US Economy Still Wasting Energy, Report Finds

ACEEE-progress-US-economy-jul3 copy

Despite overall improvement in the overall state of energy efficiency in the US, the economy has made only moderate progress toward becoming more energy efficient, a report from the American Council for an Energy-Efficient Economy finds.

ACEEE said that the US need to be far more aggressive in establishing programs and policies that can result in significant improvements in energy efficiency.

In the study, “Energy Efficiency: Is the United States Improving?” ACEEE tracked national progress on energy efficiency over the last year. ACEEE reviewed 15 indicators in total. It found that in five areas reviewed, the US is making progress, but in other areas, there has been only moderate gains, and even regression.

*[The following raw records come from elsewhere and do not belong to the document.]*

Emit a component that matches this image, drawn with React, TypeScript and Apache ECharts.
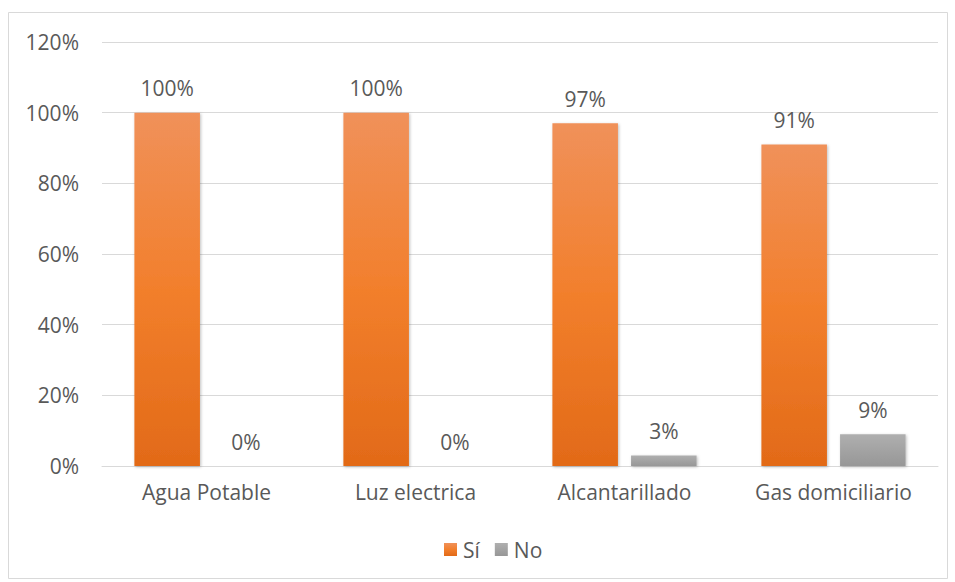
import React, { useEffect, useRef } from "react";
import * as echarts from "echarts";

const categories = ["Agua Potable", "Luz electrica", "Alcantarillado", "Gas domiciliario"];
const siValues = [100, 100, 97, 91];
const noValues = [0, 0, 3, 9];
const seriesNames = ["Sí", "No"];

const FONT = "'Open Sans', sans-serif";
const TEXT_COLOR = "#595959";
const FONT_SIZE = 21;

export default function App() {
  const ref = useRef<HTMLDivElement>(null);

  useEffect(() => {
    if (!ref.current) return;
    const chart = echarts.init(ref.current, undefined, { renderer: "svg" });
    const label = {
      show: true,
      position: "top" as const,
      distance: 14,
      formatter: (p: any) => `${p.value}%`,
      color: TEXT_COLOR,
      fontSize: FONT_SIZE,
      fontFamily: FONT,
    };
    const shadow = {
      shadowBlur: 3,
      shadowColor: "rgba(0,0,0,0.25)",
      shadowOffsetX: 1,
      shadowOffsetY: 1,
    };
    chart.setOption({
      animation: false,
      backgroundColor: "#ffffff",
      textStyle: { fontFamily: FONT },
      graphic: [
        {
          type: "rect",
          shape: { x: 8.5, y: 12.5, width: 939, height: 566 },
          style: { fill: "none", stroke: "#d9d9d9", lineWidth: 1 },
          silent: true,
        },
      ],
      grid: { left: 102, right: 17, top: 42, bottom: 116 },
      legend: {
        bottom: 17,
        left: 439,
        itemWidth: 13,
        itemHeight: 13,
        itemGap: 15,
        icon: "rect",
        textStyle: { color: TEXT_COLOR, fontSize: FONT_SIZE, fontFamily: FONT, padding: [0, 0, 0, 1] },
        data: seriesNames,
      },
      xAxis: {
        type: "category",
        data: categories,
        axisLine: { lineStyle: { color: "#d9d9d9", width: 1 } },
        axisTick: { show: false },
        axisLabel: { color: TEXT_COLOR, fontSize: FONT_SIZE, fontFamily: FONT, margin: 15 },
      },
      yAxis: {
        type: "value",
        min: 0,
        max: 120,
        interval: 20,
        axisLabel: {
          color: TEXT_COLOR,
          fontSize: FONT_SIZE,
          fontFamily: FONT,
          margin: 23,
          formatter: (v: number) => `${v}%`,
        },
        axisLine: { show: false },
        axisTick: { show: false },
        splitLine: { lineStyle: { color: "#d9d9d9", width: 1 } },
      },
      series: [
        {
          name: seriesNames[0],
          type: "bar",
          data: siValues,
          barGap: "20%",
          barCategoryGap: "31%",
          itemStyle: {
            color: new echarts.graphic.LinearGradient(0, 0, 0, 1, [
              { offset: 0, color: "#f0915a" },
              { offset: 0.5, color: "#f27f2c" },
              { offset: 1, color: "#e26a18" },
            ]),
            ...shadow,
          },
          label,
        },
        {
          name: seriesNames[1],
          type: "bar",
          data: noValues,
          itemStyle: {
            color: new echarts.graphic.LinearGradient(0, 0, 0, 1, [
              { offset: 0, color: "#afafaf" },
              { offset: 1, color: "#979797" },
            ]),
            ...shadow,
          },
          label,
        },
      ],
    });
    return () => chart.dispose();
  }, []);

  return (
    <div
      ref={ref}
      style={{ position: "absolute", left: 0, top: 0, width: 955, height: 582 }}
    />
  );
}
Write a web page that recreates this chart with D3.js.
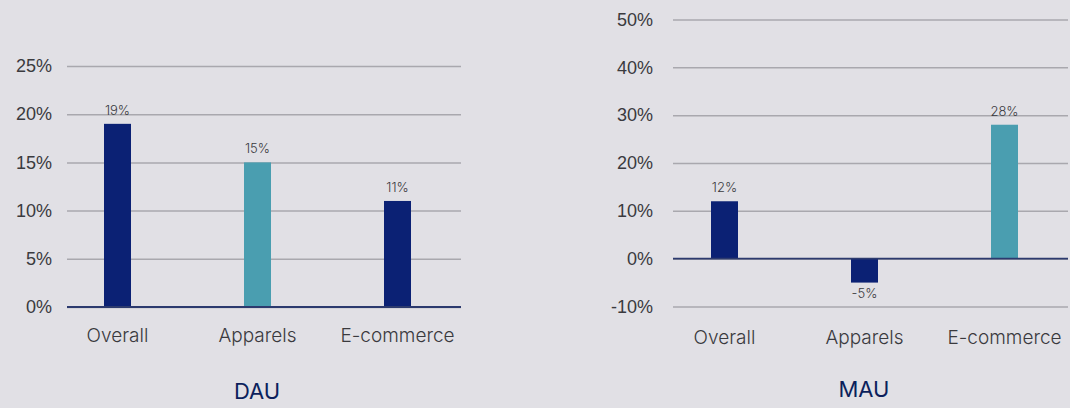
<!DOCTYPE html>
<html>
<head>
<meta charset="utf-8">
<script src="https://cdn.jsdelivr.net/npm/d3@7"></script>
<style>
  html, body { margin: 0; padding: 0; background: #e1e0e5; }
  svg { display: block; font-family: Inter, "Noto Sans", sans-serif; }
</style>
</head>
<body>
<svg id="chart" width="1070" height="408"></svg>
<script>
// Categories shared by both panels
const categories = ["Overall", "Apparels", "E-commerce"];

// Daily active users growth (%)
const dauValues = [19, 15, 11];
const dauTicks = [0, 5, 10, 15, 20, 25];

// Monthly active users growth (%)
const mauValues = [12, -5, 28];
const mauTicks = [-10, 0, 10, 20, 30, 40, 50];

const NAVY = "#0b2174";
const TEAL = "#4a9eb0";
const dauColors = [NAVY, TEAL, NAVY];
const mauColors = [NAVY, NAVY, TEAL];

const svg = d3.select("#chart");

function panel(opts) {
  const g = svg.append("g");
  const y = d3.scaleLinear().domain(opts.domain).range(opts.yRange);
  const x = d3.scalePoint().domain(categories).range(opts.xCenters);
  const barW = 27;

  // horizontal gridlines + tick labels
  const axis = d3.axisLeft(y)
    .tickValues(opts.ticks)
    .tickFormat(d => d + "%")
    .tickSize(-(opts.gridX[1] - opts.gridX[0]))
    .tickPadding(opts.gridX[0] - opts.labelRight);
  const ax = g.append("g")
    .attr("transform", `translate(${opts.gridX[0]},0)`)
    .call(axis);
  ax.select(".domain").remove();
  ax.selectAll(".tick line").attr("stroke", "#a9a8ae").attr("stroke-width", 1.5);
  ax.selectAll(".tick text")
    .attr("fill", "#3a3a3e")
    .style("font-size", "18px")
    .style("font-weight", 300);

  // bars
  g.selectAll("rect.bar")
    .data(opts.values)
    .join("rect")
    .attr("class", "bar")
    .attr("x", (d, i) => x(categories[i]) - barW / 2)
    .attr("width", barW)
    .attr("y", d => y(Math.max(0, d)))
    .attr("height", d => Math.abs(y(d) - y(0)))
    .attr("fill", (d, i) => opts.colors[i]);

  // zero baseline
  g.append("line")
    .attr("x1", opts.gridX[0]).attr("x2", opts.gridX[1])
    .attr("y1", y(0)).attr("y2", y(0))
    .attr("stroke", "#2c3a6e").attr("stroke-width", 1.8);

  // value labels
  g.selectAll("text.val")
    .data(opts.values)
    .join("text")
    .attr("class", "val")
    .attr("x", (d, i) => x(categories[i]))
    .attr("y", d => d >= 0 ? y(d) - 9 : y(d) + 15)
    .attr("text-anchor", "middle")
    .attr("fill", "#3a3a3e")
    .style("font-size", "13px")
    .style("font-weight", 300)
    .text(d => d + "%");

  // category labels
  g.selectAll("text.cat")
    .data(categories)
    .join("text")
    .attr("class", "cat")
    .attr("x", d => x(d))
    .attr("y", opts.catY)
    .attr("text-anchor", "middle")
    .attr("fill", "#3a3a3e")
    .style("font-size", "19px")
    .style("font-weight", 300)
    .text(d => d);

  // panel title
  g.append("text")
    .attr("x", opts.titleX)
    .attr("y", opts.titleY)
    .attr("text-anchor", "middle")
    .attr("fill", "#0b1f5c")
    .style("font-size", "22px")
    .text(opts.title);
}

panel({
  title: "DAU",
  values: dauValues,
  colors: dauColors,
  ticks: dauTicks,
  domain: [0, 25],
  yRange: [307, 66],
  gridX: [67, 461],
  labelRight: 52,
  xCenters: [117.5, 397.5],
  catY: 342,
  titleX: 257,
  titleY: 399
});

panel({
  title: "MAU",
  values: mauValues,
  colors: mauColors,
  ticks: mauTicks,
  domain: [-10, 50],
  yRange: [306.5, 19.5],
  gridX: [673, 1068],
  labelRight: 653,
  xCenters: [724.5, 1004.5],
  catY: 344,
  titleX: 864,
  titleY: 397
});
</script>
</body>
</html>
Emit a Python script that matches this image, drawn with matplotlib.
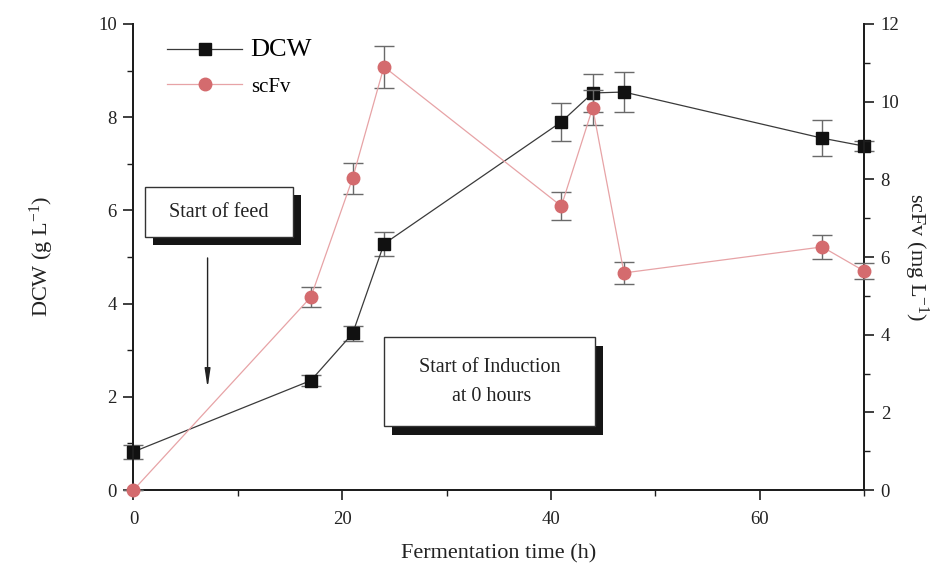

ACEEE said that there have been no measurable progress in the use of public transit or in reductions in the energy intensity of freight transport, and that the nation is backsliding in how much industrial electricity is generated by combined heat and power.

In reviewing state energy efficiency program savings, reductions in energy use in residential buildings, standards for fuel, building codes and standards for appliances, ACEEE said that in these areas the nation has made meaningful progress.

However, the improvements are generally small, and this suggests that the country is still wasting tremendous amounts of energy. This indicates that the US is not doing enough to achieve energy efficiency, ACEEE said.

For example, the good progress that has been achieved in state-level savings from energy efficiency programs during the 2010-2011 time period may not continue because of only minimal increases in state efficiency program budgets in 2012.

Comparatively, countries such as Japan, Germany and China are clearly seeing that energy efficiency is linked to economic prosperity, and they are more committed in their national policies and investments in energy efficiency. As a result, these nations are poised to produce goods and services at a lower cost, the report said.